§ **Exercise**: Below are some records. Pull every line that contains the word "chart".

>> start

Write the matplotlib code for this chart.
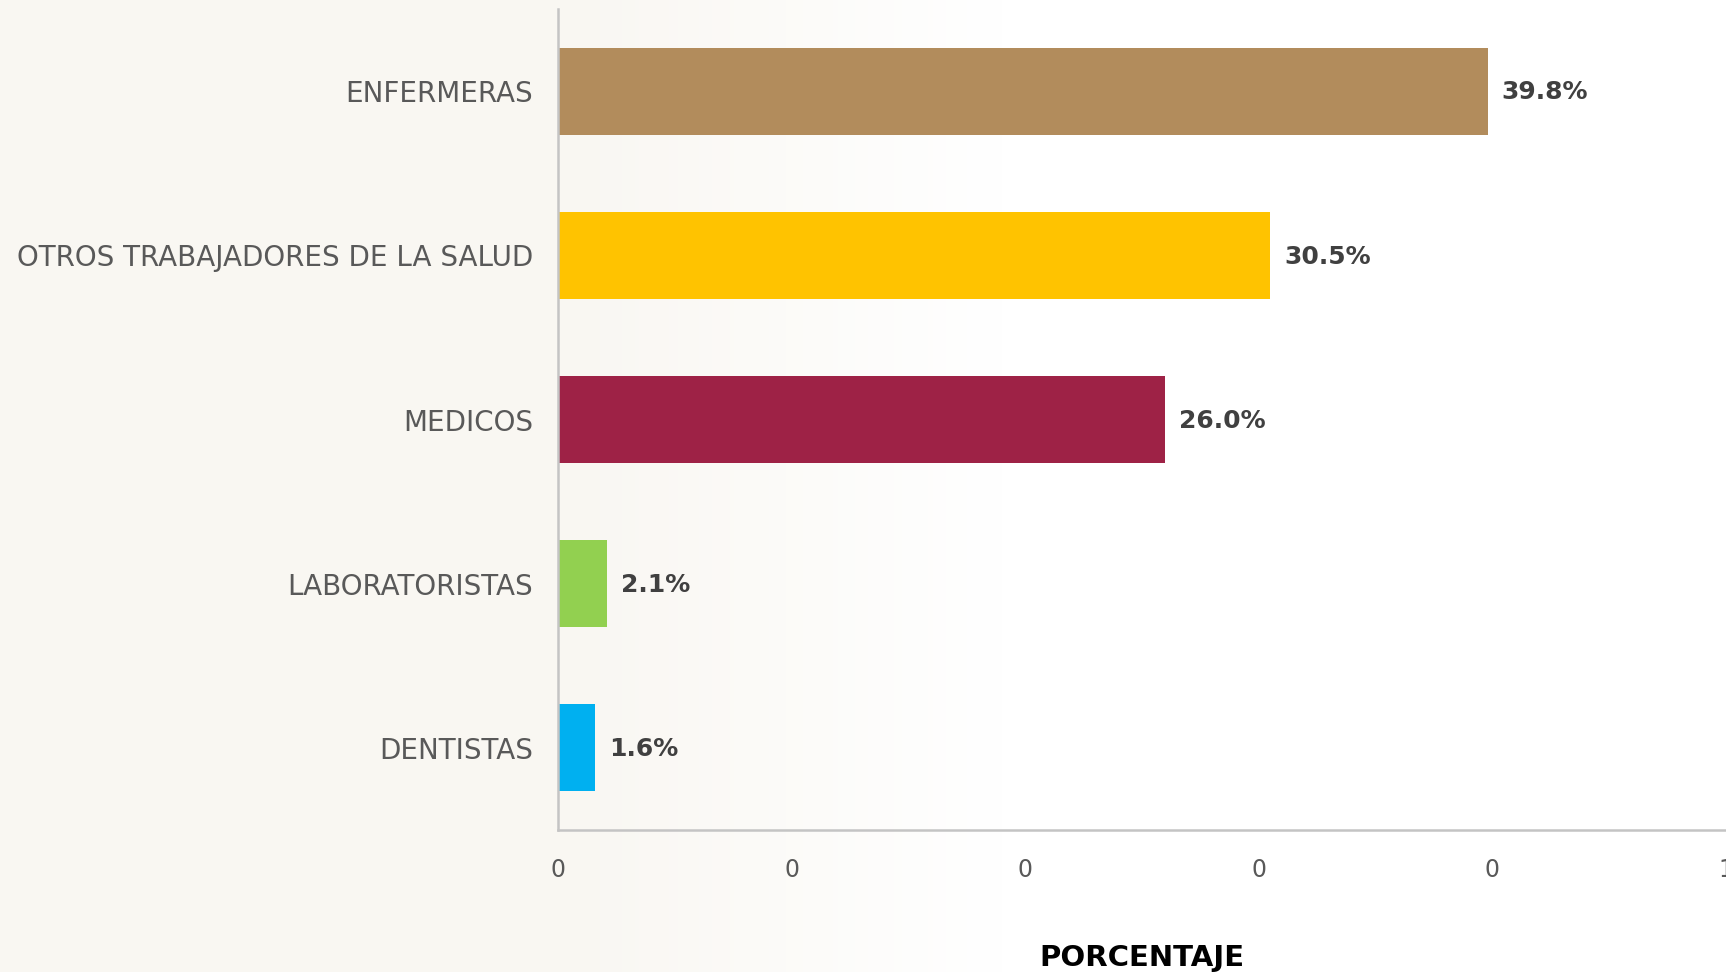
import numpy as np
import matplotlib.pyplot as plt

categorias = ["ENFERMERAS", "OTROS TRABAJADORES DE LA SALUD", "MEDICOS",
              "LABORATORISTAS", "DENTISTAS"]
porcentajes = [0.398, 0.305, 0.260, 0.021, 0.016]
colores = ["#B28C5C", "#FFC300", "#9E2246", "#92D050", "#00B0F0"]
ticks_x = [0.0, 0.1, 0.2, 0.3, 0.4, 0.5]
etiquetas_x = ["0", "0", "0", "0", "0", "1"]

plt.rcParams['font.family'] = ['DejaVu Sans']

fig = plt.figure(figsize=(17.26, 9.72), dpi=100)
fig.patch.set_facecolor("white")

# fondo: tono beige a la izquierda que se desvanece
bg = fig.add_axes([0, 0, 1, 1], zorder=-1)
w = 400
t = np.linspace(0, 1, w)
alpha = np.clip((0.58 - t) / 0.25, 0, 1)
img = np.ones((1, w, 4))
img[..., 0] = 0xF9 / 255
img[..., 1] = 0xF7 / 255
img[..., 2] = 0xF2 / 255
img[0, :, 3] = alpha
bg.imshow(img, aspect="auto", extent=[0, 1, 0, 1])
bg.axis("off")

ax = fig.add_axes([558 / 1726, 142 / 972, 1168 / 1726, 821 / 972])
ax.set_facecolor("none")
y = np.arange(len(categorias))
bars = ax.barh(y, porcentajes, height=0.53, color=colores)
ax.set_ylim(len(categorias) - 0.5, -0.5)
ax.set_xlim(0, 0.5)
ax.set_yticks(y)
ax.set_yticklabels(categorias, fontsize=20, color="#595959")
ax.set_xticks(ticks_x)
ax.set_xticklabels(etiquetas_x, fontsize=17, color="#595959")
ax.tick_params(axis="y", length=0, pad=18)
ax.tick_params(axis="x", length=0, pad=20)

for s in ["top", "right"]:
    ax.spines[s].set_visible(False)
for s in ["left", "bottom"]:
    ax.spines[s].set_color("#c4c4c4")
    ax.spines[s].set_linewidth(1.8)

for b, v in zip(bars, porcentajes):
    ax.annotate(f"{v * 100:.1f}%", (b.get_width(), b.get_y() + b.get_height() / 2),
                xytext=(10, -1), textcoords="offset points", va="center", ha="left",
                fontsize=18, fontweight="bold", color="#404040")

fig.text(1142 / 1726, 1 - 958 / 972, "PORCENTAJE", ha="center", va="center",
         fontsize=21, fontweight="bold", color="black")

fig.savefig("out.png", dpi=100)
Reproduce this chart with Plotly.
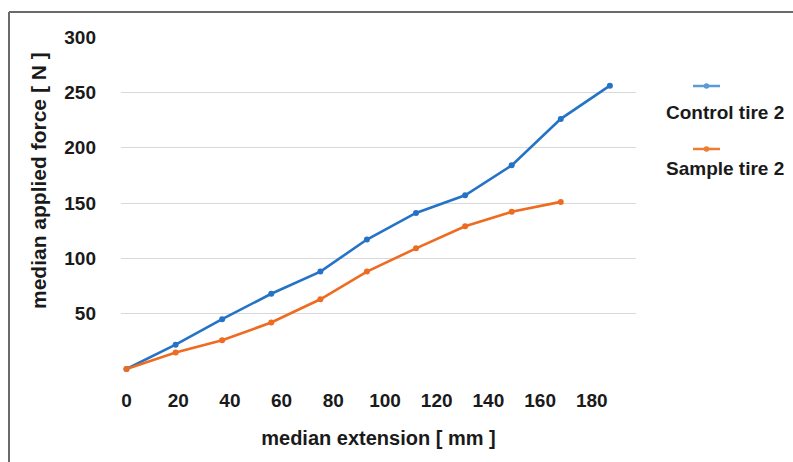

>> end

§ **Reply to the task**:
Write the matplotlib code for this chart.
Reproduce this chart with Plotly.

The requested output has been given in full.